**WHAT YOU SHOULD DO**:
Write the records below out again exactly as given, with no images.

━━━━

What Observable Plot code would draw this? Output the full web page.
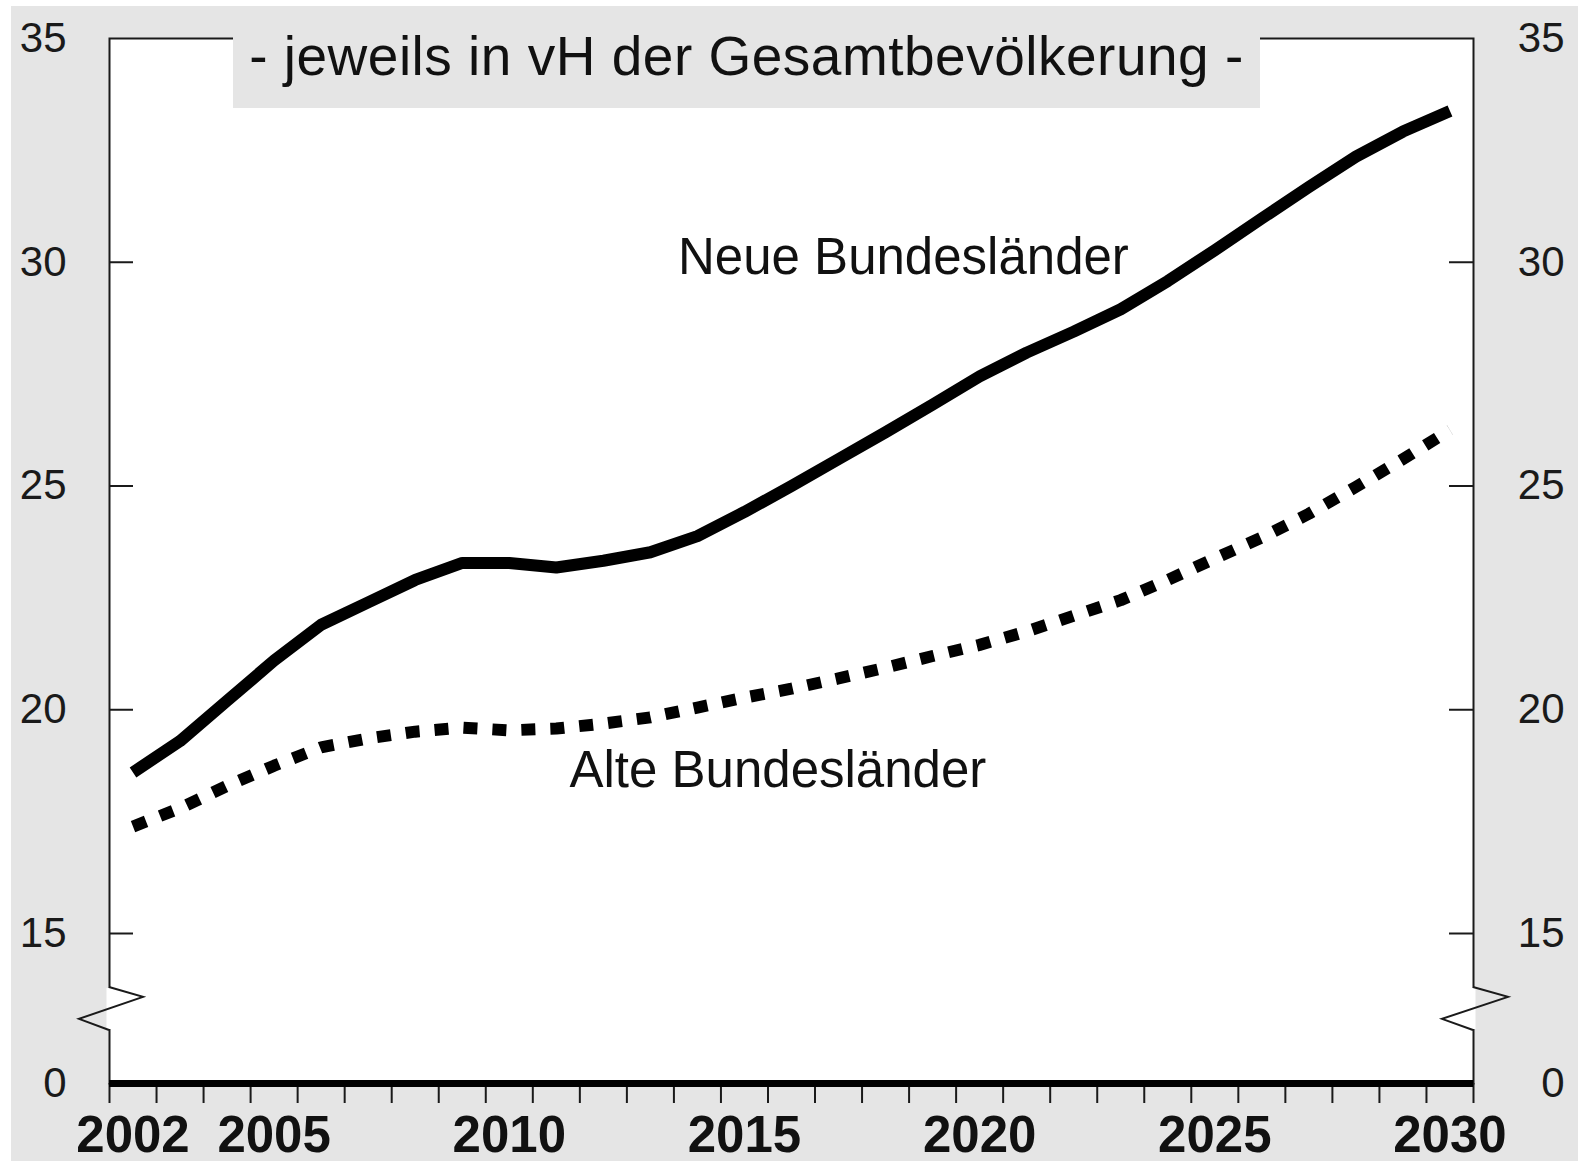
<!DOCTYPE html>
<html>
<head>
<meta charset="utf-8">
<script src="https://cdn.jsdelivr.net/npm/d3@7"></script>
<script src="https://cdn.jsdelivr.net/npm/@observablehq/plot@0.6"></script>
<style>
html, body { margin: 0; padding: 0; background: #ffffff; }
#bg { position: absolute; left: 11px; top: 6px; width: 1567px; height: 1155px; background: #e5e5e5; }
#chart { position: absolute; left: 0; top: 0; }
#title { position: absolute; left: 233px; top: 6px; width: 1027px; height: 102px; box-sizing: border-box;
  padding-top: 23px; background: #e5e5e5; font-family: "Liberation Sans", Arial, sans-serif;
  font-size: 55px; line-height: 55px; letter-spacing: 0.5px; color: #111; text-align: center; white-space: nowrap; }
</style>
</head>
<body>
<div id="bg"></div>
<div id="chart"></div>
<div id="title">- jeweils in vH der Gesamtbevölkerung -</div>
<script>
// ---- data ----
const years = [2002, 2003, 2004, 2005, 2006, 2007, 2008, 2009, 2010, 2011, 2012, 2013, 2014, 2015,
  2016, 2017, 2018, 2019, 2020, 2021, 2022, 2023, 2024, 2025, 2026, 2027, 2028, 2029, 2030];
const neue = [18.6, 19.3, 20.2, 21.1, 21.9, 22.4, 22.9, 23.28, 23.28, 23.18, 23.33, 23.52, 23.88, 24.42,
  25.0, 25.6, 26.2, 26.82, 27.45, 27.98, 28.45, 28.95, 29.58, 30.27, 30.98, 31.68, 32.36, 32.92, 33.38];
const alte = [17.39, 17.8, 18.3, 18.75, 19.16, 19.36, 19.51, 19.6, 19.54, 19.58, 19.69, 19.83, 20.05, 20.27,
  20.47, 20.7, 20.94, 21.2, 21.45, 21.75, 22.1, 22.45, 22.9, 23.38, 23.85, 24.38, 24.98, 25.6, 26.25];
const seriesNames = ["Neue Bundesländer", "Alte Bundesländer"];
const xLabelYears = [2002, 2005, 2010, 2015, 2020, 2025, 2030];
const yTicks = [0, 15, 20, 25, 30, 35];
const yInnerTicks = [15, 20, 25, 30];
const yBreak = [5.3, 9.6];
// label anchors (data units)
const labelX = [2018.88, 2016.21];
const labelY = [30.11, 18.63];

const W = 1583, H = 1161;
const mL = 109, mR = 110, mT = 38, mB = 78;
const plotW = W - mL - mR;

const neueRows = years.map((year, i) => ({year, value: neue[i]}));
const alteRows = years.map((year, i) => ({year, value: alte[i]}));
const labelRows = seriesNames.map((name, i) => ({name, x: labelX[i], y: labelY[i]}));
const yearBounds = years.concat([years[years.length - 1] + 1]);

const ink = "#1a1a1a";

function breakMark(lo, hi) {
  return (index, scales, values, dimensions) => {
    const {width, marginLeft, marginRight} = dimensions;
    const y1 = scales.y(hi), y2 = scales.y(lo);
    const h = y2 - y1;
    const g = d3.create("svg:g");
    for (const [xf, a, b] of [[marginLeft, 34, -30], [width - marginRight, 35, -31]]) {
      g.append("line").attr("x1", xf).attr("x2", xf).attr("y1", y1 + 1).attr("y2", y2 - 1)
        .attr("stroke", "white").attr("stroke-width", 5);
      g.append("polyline")
        .attr("points", [[xf, y1], [xf + a, y1 + 0.23 * h], [xf + b, y1 + 0.74 * h], [xf, y2]].map(p => p.join(",")).join(" "))
        .attr("fill", "none").attr("stroke", ink).attr("stroke-width", 2).attr("stroke-linejoin", "miter");
    }
    return g.node();
  };
}

const chart = Plot.plot({
  width: W,
  height: H,
  marginLeft: mL,
  marginRight: mR,
  marginTop: mT,
  marginBottom: mB,
  style: {background: "transparent", fontFamily: "'Liberation Sans', Arial, sans-serif", color: ink, overflow: "visible"},
  x: {type: "linear", domain: [years[0], years[years.length - 1] + 1], label: null},
  y: {type: "linear", domain: [0, 15, 35], range: [H - mB, H - mB - 150, mT], label: null},
  marks: [
    Plot.frame({fill: "white", stroke: ink, strokeWidth: 2}),
    Plot.ruleY(yInnerTicks, {stroke: ink, strokeWidth: 2, insetRight: plotW - 24}),
    Plot.ruleY(yInnerTicks, {stroke: ink, strokeWidth: 2, insetLeft: plotW - 24}),
    breakMark(yBreak[0], yBreak[1]),
    Plot.axisX(yearBounds, {tickSize: 20, strokeWidth: 2, stroke: ink, tickFormat: () => "", label: null}),
    Plot.axisX(xLabelYears.map(y => y + 0.5), {tickSize: 0, tickPadding: 32, fontSize: 51, fontWeight: "bold",
      tickFormat: d => String(Math.floor(d)), fill: "#111", label: null}),
    Plot.axisY(yTicks, {anchor: "left", tickSize: 0, tickPadding: 43, fontSize: 42, textAnchor: "end", fill: ink, label: null}),
    Plot.axisY(yTicks, {anchor: "right", tickSize: 0, tickPadding: 91, fontSize: 42, textAnchor: "end", fill: ink, label: null}),
    Plot.ruleY([0], {stroke: "black", strokeWidth: 7}),
    Plot.line(alteRows, {x: d => d.year + 0.5, y: "value", stroke: "black", strokeWidth: 12,
      strokeDasharray: "14,15", strokeLinecap: "butt", strokeLinejoin: "round"}),
    Plot.line(neueRows, {x: d => d.year + 0.5, y: "value", stroke: "black", strokeWidth: 12,
      strokeLinecap: "butt", strokeLinejoin: "round"}),
    Plot.text(labelRows, {x: "x", y: "y", text: "name", fontSize: 51, fill: "#111", textAnchor: "middle"})
  ]
});
document.getElementById("chart").appendChild(chart);
</script>
</body>
</html>
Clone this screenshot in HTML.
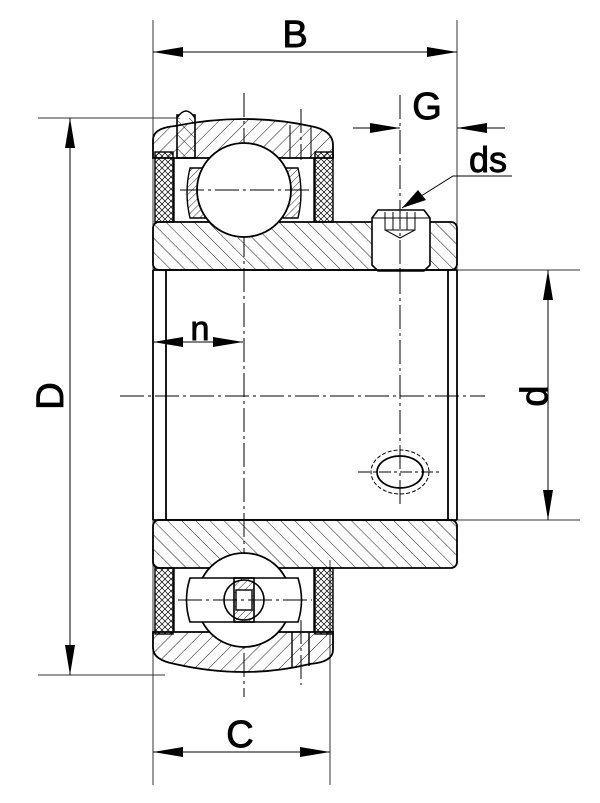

━━━━

**REPLY TO THE EXERCISE**:
What Observable Plot code would draw this? Output the full web page.
<!DOCTYPE html>
<html>
<head>
<meta charset="utf-8">
<script src="https://cdn.jsdelivr.net/npm/d3@7"></script>
<script src="https://cdn.jsdelivr.net/npm/@observablehq/plot@0.6"></script>
<style>
html, body { margin: 0; padding: 0; background: #ffffff; }
#bg { position: absolute; left: 11px; top: 6px; width: 1567px; height: 1155px; background: #e5e5e5; }
#chart { position: absolute; left: 0; top: 0; }
#title { position: absolute; left: 233px; top: 6px; width: 1027px; height: 102px; box-sizing: border-box;
  padding-top: 23px; background: #e5e5e5; font-family: "Liberation Sans", Arial, sans-serif;
  font-size: 55px; line-height: 55px; letter-spacing: 0.5px; color: #111; text-align: center; white-space: nowrap; }
</style>
</head>
<body>
<div id="bg"></div>
<div id="chart"></div>
<div id="title">- jeweils in vH der Gesamtbevölkerung -</div>
<script>
// ---- data ----
const years = [2002, 2003, 2004, 2005, 2006, 2007, 2008, 2009, 2010, 2011, 2012, 2013, 2014, 2015,
  2016, 2017, 2018, 2019, 2020, 2021, 2022, 2023, 2024, 2025, 2026, 2027, 2028, 2029, 2030];
const neue = [18.6, 19.3, 20.2, 21.1, 21.9, 22.4, 22.9, 23.28, 23.28, 23.18, 23.33, 23.52, 23.88, 24.42,
  25.0, 25.6, 26.2, 26.82, 27.45, 27.98, 28.45, 28.95, 29.58, 30.27, 30.98, 31.68, 32.36, 32.92, 33.38];
const alte = [17.39, 17.8, 18.3, 18.75, 19.16, 19.36, 19.51, 19.6, 19.54, 19.58, 19.69, 19.83, 20.05, 20.27,
  20.47, 20.7, 20.94, 21.2, 21.45, 21.75, 22.1, 22.45, 22.9, 23.38, 23.85, 24.38, 24.98, 25.6, 26.25];
const seriesNames = ["Neue Bundesländer", "Alte Bundesländer"];
const xLabelYears = [2002, 2005, 2010, 2015, 2020, 2025, 2030];
const yTicks = [0, 15, 20, 25, 30, 35];
const yInnerTicks = [15, 20, 25, 30];
const yBreak = [5.3, 9.6];
// label anchors (data units)
const labelX = [2018.88, 2016.21];
const labelY = [30.11, 18.63];

const W = 1583, H = 1161;
const mL = 109, mR = 110, mT = 38, mB = 78;
const plotW = W - mL - mR;

const neueRows = years.map((year, i) => ({year, value: neue[i]}));
const alteRows = years.map((year, i) => ({year, value: alte[i]}));
const labelRows = seriesNames.map((name, i) => ({name, x: labelX[i], y: labelY[i]}));
const yearBounds = years.concat([years[years.length - 1] + 1]);

const ink = "#1a1a1a";

function breakMark(lo, hi) {
  return (index, scales, values, dimensions) => {
    const {width, marginLeft, marginRight} = dimensions;
    const y1 = scales.y(hi), y2 = scales.y(lo);
    const h = y2 - y1;
    const g = d3.create("svg:g");
    for (const [xf, a, b] of [[marginLeft, 34, -30], [width - marginRight, 35, -31]]) {
      g.append("line").attr("x1", xf).attr("x2", xf).attr("y1", y1 + 1).attr("y2", y2 - 1)
        .attr("stroke", "white").attr("stroke-width", 5);
      g.append("polyline")
        .attr("points", [[xf, y1], [xf + a, y1 + 0.23 * h], [xf + b, y1 + 0.74 * h], [xf, y2]].map(p => p.join(",")).join(" "))
        .attr("fill", "none").attr("stroke", ink).attr("stroke-width", 2).attr("stroke-linejoin", "miter");
    }
    return g.node();
  };
}

const chart = Plot.plot({
  width: W,
  height: H,
  marginLeft: mL,
  marginRight: mR,
  marginTop: mT,
  marginBottom: mB,
  style: {background: "transparent", fontFamily: "'Liberation Sans', Arial, sans-serif", color: ink, overflow: "visible"},
  x: {type: "linear", domain: [years[0], years[years.length - 1] + 1], label: null},
  y: {type: "linear", domain: [0, 15, 35], range: [H - mB, H - mB - 150, mT], label: null},
  marks: [
    Plot.frame({fill: "white", stroke: ink, strokeWidth: 2}),
    Plot.ruleY(yInnerTicks, {stroke: ink, strokeWidth: 2, insetRight: plotW - 24}),
    Plot.ruleY(yInnerTicks, {stroke: ink, strokeWidth: 2, insetLeft: plotW - 24}),
    breakMark(yBreak[0], yBreak[1]),
    Plot.axisX(yearBounds, {tickSize: 20, strokeWidth: 2, stroke: ink, tickFormat: () => "", label: null}),
    Plot.axisX(xLabelYears.map(y => y + 0.5), {tickSize: 0, tickPadding: 32, fontSize: 51, fontWeight: "bold",
      tickFormat: d => String(Math.floor(d)), fill: "#111", label: null}),
    Plot.axisY(yTicks, {anchor: "left", tickSize: 0, tickPadding: 43, fontSize: 42, textAnchor: "end", fill: ink, label: null}),
    Plot.axisY(yTicks, {anchor: "right", tickSize: 0, tickPadding: 91, fontSize: 42, textAnchor: "end", fill: ink, label: null}),
    Plot.ruleY([0], {stroke: "black", strokeWidth: 7}),
    Plot.line(alteRows, {x: d => d.year + 0.5, y: "value", stroke: "black", strokeWidth: 12,
      strokeDasharray: "14,15", strokeLinecap: "butt", strokeLinejoin: "round"}),
    Plot.line(neueRows, {x: d => d.year + 0.5, y: "value", stroke: "black", strokeWidth: 12,
      strokeLinecap: "butt", strokeLinejoin: "round"}),
    Plot.text(labelRows, {x: "x", y: "y", text: "name", fontSize: 51, fill: "#111", textAnchor: "middle"})
  ]
});
document.getElementById("chart").appendChild(chart);
</script>
</body>
</html>
Clone this screenshot in HTML.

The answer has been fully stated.